I run from the demon, which I feel even when it’s not visible in the body of another person. At one point I view it as a red snake twisting and flying through the air. When I’m crossing a city street that is at a crossroads, I think I can call on Legba to help me fight the demon instead of relying on Christian prayers. A couple other women join with me in reciting the prayer I make up. They might be black and wearing brightly colored African headdress, but I hear them more than see them. We’re all running from the demon as we keep repeating this prayer:

Papa Legba, protect me.
Papa Legba, keep me safe from harm.
Papa Legba, send this creature back to Hell.

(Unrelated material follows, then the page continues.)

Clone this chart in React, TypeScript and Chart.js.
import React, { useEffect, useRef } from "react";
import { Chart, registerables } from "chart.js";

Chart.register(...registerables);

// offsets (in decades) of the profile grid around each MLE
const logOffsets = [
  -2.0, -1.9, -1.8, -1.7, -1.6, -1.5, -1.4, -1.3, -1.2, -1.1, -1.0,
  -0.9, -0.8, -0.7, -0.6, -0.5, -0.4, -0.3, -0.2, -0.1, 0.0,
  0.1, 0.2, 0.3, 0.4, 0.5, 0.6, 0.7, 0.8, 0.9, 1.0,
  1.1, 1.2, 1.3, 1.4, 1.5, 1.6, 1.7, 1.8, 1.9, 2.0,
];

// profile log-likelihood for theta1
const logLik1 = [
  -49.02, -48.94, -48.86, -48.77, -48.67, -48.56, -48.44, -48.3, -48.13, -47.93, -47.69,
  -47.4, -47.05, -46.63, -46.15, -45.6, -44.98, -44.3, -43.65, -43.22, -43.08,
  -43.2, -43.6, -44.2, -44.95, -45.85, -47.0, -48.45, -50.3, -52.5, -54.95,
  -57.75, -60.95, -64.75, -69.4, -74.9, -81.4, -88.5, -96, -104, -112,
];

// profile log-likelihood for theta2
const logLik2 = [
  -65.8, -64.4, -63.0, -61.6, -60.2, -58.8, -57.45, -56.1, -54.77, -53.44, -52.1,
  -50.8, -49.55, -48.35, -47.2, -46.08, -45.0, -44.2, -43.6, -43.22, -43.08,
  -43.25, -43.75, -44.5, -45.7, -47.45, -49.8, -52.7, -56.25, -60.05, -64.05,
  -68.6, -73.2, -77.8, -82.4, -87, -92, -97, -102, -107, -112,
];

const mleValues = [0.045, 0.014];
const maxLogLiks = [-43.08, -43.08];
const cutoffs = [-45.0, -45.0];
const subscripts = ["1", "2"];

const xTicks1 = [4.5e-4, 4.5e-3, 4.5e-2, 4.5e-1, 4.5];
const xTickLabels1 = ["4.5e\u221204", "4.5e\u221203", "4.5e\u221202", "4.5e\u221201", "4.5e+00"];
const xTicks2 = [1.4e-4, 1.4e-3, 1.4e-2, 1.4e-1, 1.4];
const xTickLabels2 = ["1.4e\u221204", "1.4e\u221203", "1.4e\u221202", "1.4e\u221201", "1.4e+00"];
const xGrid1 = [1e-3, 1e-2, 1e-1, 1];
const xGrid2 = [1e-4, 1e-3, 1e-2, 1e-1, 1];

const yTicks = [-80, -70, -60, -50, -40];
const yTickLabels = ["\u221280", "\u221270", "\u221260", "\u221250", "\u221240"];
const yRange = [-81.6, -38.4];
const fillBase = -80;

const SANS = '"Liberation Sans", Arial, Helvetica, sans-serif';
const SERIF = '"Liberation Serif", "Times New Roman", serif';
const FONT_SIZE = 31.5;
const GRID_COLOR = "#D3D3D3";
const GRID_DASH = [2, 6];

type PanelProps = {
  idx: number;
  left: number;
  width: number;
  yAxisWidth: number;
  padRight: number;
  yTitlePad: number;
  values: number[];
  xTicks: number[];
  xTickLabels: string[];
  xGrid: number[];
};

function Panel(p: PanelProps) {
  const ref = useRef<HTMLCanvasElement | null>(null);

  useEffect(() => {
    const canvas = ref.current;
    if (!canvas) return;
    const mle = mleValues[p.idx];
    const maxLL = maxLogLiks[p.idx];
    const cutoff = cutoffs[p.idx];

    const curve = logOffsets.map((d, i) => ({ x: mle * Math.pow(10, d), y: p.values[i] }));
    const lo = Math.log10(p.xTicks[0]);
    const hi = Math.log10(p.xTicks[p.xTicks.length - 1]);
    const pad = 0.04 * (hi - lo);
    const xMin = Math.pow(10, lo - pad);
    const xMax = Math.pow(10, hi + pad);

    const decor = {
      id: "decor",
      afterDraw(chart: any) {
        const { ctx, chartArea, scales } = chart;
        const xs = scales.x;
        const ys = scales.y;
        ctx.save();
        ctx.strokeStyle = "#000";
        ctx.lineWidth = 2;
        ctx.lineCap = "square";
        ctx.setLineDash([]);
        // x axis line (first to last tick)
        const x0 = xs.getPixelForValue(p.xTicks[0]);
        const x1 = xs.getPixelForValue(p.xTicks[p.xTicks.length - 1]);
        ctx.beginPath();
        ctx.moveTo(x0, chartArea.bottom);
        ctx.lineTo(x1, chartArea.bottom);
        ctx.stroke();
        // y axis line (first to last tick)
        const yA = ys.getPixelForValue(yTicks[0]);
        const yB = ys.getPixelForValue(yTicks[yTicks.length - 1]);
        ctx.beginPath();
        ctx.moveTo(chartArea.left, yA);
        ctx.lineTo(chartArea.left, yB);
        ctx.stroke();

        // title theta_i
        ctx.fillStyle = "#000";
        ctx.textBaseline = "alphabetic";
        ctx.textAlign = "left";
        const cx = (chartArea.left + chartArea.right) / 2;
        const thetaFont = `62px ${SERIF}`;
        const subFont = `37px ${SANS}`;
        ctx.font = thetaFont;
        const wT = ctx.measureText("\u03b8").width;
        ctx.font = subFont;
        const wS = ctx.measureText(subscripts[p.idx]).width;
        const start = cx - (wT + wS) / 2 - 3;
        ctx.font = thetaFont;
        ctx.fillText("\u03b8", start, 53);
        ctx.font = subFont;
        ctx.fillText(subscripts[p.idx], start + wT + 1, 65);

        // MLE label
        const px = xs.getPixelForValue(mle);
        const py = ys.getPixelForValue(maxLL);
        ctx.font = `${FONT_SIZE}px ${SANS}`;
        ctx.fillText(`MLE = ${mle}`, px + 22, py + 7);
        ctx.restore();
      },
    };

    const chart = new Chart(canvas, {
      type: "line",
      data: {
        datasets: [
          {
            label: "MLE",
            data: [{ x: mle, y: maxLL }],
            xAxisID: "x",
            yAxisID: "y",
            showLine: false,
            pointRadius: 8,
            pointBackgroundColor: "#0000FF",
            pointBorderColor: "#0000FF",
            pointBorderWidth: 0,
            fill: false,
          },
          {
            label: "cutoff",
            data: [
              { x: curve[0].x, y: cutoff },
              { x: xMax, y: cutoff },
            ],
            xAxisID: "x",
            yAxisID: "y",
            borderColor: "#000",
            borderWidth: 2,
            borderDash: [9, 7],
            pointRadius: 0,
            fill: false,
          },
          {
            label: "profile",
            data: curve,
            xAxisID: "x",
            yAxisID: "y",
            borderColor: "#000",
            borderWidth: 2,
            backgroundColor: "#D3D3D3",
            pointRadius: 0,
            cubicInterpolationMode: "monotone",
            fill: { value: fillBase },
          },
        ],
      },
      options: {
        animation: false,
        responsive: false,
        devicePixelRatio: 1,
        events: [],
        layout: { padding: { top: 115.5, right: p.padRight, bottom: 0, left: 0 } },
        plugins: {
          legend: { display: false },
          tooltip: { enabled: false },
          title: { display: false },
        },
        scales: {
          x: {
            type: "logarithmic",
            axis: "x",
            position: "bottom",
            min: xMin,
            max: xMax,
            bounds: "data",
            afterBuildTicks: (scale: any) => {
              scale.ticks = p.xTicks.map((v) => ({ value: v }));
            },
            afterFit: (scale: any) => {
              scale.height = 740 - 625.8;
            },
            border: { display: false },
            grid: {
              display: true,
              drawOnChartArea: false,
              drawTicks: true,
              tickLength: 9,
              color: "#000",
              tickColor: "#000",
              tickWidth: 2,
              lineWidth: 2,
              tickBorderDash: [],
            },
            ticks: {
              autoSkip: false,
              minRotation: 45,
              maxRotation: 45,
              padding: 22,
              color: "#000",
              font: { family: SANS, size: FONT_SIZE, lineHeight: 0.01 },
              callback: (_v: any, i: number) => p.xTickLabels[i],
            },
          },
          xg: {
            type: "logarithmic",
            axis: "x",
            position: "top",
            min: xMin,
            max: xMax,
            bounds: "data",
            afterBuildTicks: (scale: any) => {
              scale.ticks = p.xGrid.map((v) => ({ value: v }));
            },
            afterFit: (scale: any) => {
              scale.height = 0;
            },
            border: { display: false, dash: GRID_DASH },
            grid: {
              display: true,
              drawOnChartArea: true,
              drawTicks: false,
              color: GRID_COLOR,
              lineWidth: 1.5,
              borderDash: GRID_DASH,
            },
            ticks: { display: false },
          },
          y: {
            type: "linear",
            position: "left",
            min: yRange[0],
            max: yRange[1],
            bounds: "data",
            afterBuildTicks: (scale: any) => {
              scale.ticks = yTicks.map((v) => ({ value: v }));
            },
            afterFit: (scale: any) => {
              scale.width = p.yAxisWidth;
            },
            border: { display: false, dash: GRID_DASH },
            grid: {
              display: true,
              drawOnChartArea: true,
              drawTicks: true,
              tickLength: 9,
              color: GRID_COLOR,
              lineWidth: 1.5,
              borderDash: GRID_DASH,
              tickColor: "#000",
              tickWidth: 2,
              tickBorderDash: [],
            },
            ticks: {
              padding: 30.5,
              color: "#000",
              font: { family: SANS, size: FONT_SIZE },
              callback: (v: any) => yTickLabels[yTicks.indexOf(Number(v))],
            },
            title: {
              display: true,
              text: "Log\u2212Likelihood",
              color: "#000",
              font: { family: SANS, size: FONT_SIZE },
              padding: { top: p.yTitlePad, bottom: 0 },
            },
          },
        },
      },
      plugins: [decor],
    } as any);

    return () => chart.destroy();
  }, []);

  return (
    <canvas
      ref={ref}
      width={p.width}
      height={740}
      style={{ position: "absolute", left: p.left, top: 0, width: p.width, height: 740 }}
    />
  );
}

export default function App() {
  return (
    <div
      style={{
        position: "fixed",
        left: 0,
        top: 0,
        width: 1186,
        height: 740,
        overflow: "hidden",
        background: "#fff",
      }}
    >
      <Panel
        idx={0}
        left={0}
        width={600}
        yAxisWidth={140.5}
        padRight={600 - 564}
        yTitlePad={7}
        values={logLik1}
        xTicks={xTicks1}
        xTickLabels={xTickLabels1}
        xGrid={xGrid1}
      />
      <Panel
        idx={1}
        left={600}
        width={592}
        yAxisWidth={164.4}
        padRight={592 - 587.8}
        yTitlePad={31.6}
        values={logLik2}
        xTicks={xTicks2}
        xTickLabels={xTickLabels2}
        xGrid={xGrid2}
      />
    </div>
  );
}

We repeat this over and over until the demon seems to go away for a moment. Then it seems to jump into me. I keep saying this prayer until it leaves me and disappears completely. The other women and I are on a downtown city street somewhere. I wake after this.

Notes & Interpretation:

The silver wires coming from my mother’s fingertips were the image that stayed strongest with me. This probably refers to the times she grabbed my arm and sunk her nails into it when I was trying to look after her.

Not being her normal self, but seeming like a demon refers to her bad behavior, which I had told a coworker about on Friday. Long before she was diagnosed with Alzheimer’s, she still showed spiteful, vindictive behavior at times toward me and my siblings. I told a coworker how after I’d hurt Mom’s feelings one day (probably when she asked me why her children hated her and I told her why), she came to my job with a letter she’d written intended to make me cry at work. She had written that my father would be ashamed of me, etc…. The letter had her desired effect of making me cry, at which point I saw her smile. (Shortly after this I told her she wasn’t allowed to come to my workplace anymore because of increased security after 9/11.)

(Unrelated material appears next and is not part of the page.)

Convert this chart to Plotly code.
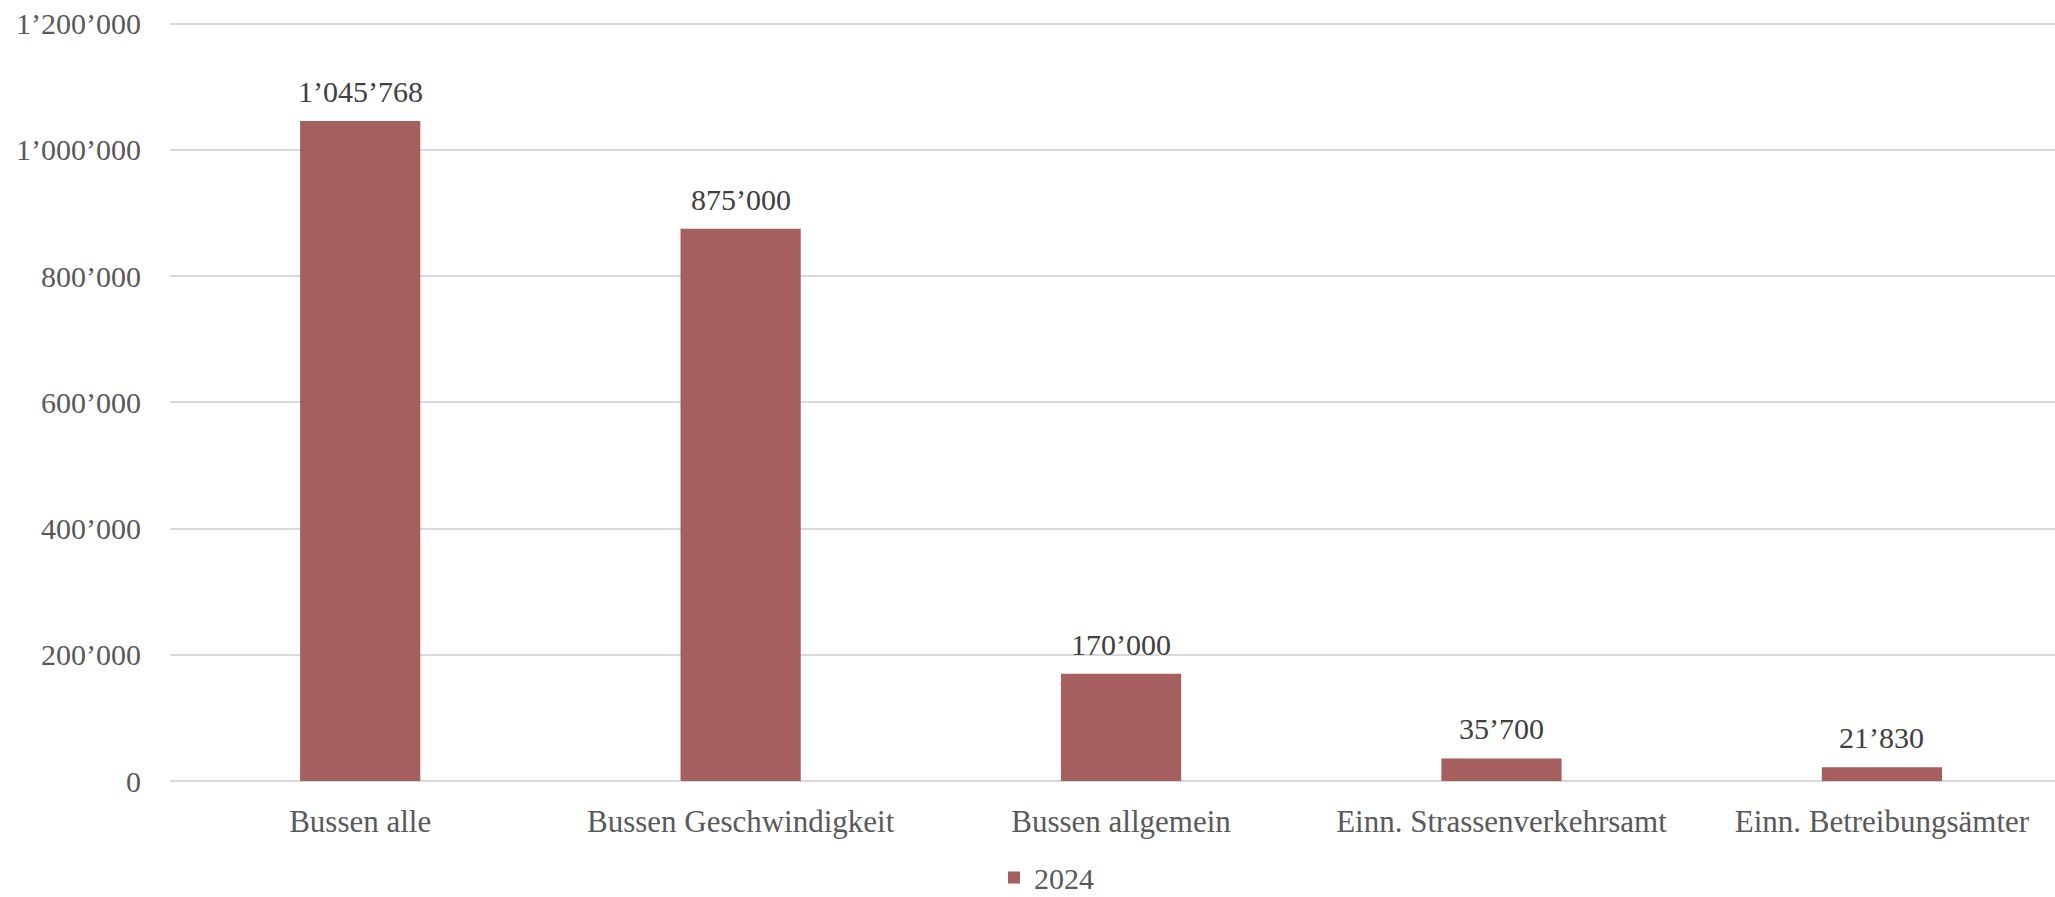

Wires coming from her fingers may also symbolize her emotional and psychic connection to me. Luckily, this connection seems to be much weakened since she’s been in a care home, then a convalescent home. I suspect her spirit may still travel back to the dream-plane version of our house when she sleeps, but she doesn’t seem to affect me when I’m awake.

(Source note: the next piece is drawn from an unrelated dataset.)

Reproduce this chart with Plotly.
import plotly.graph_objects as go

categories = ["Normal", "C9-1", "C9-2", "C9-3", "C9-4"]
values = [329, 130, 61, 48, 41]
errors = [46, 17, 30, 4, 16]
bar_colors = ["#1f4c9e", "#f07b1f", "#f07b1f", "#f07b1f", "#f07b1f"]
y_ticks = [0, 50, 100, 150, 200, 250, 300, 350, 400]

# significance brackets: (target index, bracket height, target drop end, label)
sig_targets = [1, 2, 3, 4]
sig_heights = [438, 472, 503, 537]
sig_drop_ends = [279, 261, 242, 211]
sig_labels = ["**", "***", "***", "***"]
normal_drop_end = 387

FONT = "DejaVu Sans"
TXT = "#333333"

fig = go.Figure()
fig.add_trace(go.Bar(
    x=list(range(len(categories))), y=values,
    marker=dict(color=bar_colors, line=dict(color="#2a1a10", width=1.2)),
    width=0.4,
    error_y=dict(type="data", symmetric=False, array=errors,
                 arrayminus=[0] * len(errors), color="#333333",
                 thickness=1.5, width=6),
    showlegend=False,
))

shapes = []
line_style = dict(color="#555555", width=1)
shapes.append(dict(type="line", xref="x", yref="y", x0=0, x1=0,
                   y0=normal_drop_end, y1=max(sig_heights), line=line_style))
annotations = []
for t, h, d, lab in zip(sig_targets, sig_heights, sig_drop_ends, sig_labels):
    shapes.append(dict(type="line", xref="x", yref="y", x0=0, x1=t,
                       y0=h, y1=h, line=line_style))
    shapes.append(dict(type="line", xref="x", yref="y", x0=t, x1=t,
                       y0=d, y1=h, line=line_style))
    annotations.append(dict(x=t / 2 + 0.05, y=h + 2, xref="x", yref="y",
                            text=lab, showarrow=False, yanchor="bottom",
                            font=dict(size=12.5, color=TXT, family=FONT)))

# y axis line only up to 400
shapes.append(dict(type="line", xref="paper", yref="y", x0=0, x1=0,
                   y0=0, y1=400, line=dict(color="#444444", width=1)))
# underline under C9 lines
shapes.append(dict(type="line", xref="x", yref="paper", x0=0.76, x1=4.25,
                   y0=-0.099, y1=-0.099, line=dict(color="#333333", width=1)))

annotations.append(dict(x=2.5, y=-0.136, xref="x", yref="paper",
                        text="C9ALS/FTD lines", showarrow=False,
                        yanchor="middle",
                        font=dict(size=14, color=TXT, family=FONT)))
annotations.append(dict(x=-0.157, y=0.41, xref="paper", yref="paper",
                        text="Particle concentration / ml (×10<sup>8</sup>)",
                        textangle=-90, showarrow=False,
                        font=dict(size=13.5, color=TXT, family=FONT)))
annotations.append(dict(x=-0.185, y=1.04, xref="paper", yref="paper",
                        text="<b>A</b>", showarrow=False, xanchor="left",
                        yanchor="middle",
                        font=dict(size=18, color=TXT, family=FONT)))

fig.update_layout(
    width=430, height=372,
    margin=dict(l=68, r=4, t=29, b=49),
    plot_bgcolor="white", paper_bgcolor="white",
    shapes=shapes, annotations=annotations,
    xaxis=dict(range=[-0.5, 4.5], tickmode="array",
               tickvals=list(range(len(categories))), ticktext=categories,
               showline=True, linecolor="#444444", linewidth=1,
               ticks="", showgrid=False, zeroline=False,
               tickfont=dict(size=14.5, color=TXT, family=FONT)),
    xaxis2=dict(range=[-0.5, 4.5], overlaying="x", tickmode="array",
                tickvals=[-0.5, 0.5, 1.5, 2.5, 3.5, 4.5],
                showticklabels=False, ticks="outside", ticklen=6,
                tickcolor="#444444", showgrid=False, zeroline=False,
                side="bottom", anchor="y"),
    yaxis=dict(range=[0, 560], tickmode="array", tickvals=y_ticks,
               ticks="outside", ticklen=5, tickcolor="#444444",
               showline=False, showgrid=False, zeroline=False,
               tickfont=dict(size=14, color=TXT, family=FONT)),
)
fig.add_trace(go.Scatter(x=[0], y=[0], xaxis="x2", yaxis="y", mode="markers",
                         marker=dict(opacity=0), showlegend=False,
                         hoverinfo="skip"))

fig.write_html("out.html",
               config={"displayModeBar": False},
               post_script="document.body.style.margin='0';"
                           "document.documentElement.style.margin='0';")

The other old lady doesn’t seem like anyone I know. Maybe she represents the effect I suspect my Mom may have on her roommates. I think Mom is a subconscious psychic vampire who can drain energy from the people around her, and thus make her roommate’s health get worse while she maintains her own health. I can’t prove this theory, because I can’t ask if her roommates seem to get worse without soundly like a nutcase myself. I still believe this idea, though, so it could get into my dream.

Viewing my mother as a monster in my dreams isn’t a new thing for me. When I was in high school, I dreamt of her being a witch who was chasing me and trying to stop me from flying. I once dreamt of cutting off her head with an ax when she was harassing me. Even a couple months ago, I dreamt of her driving into a pool full of zombies, then having the zombies grab at me while I dived in to try to save her.

I’ve got a grief-counseling session scheduled for Monday after work. I think I should go see Mom first today and give her a couple stuffed animals I bought for her, but I wanted to record this nightmare about my feelings toward her first.

I thought it was cool that I prayed to Legba in this dream when I wanted help fighting the demon. My little shrine to the deity archetype I call The Guardian of Crossroads includes offerings to Legba and it’s one of the few deity shrines I kept up after losing my old home. (I’m an eclectic polytheist witch, so I evoke various deities as they seem appropriate for me. “Papa Legba” is the term voodooists use when referring to or calling upon this loa.  American voodooists don’t view the loa as deities, btw, but more like saints who rank below God the creator.) Legba is not generally viewed as a protective spirit, but since he is in charge of the borders and gateways between realms, I thought it was appropriate to call on him to send back this entity that I viewed as a demon in this dream.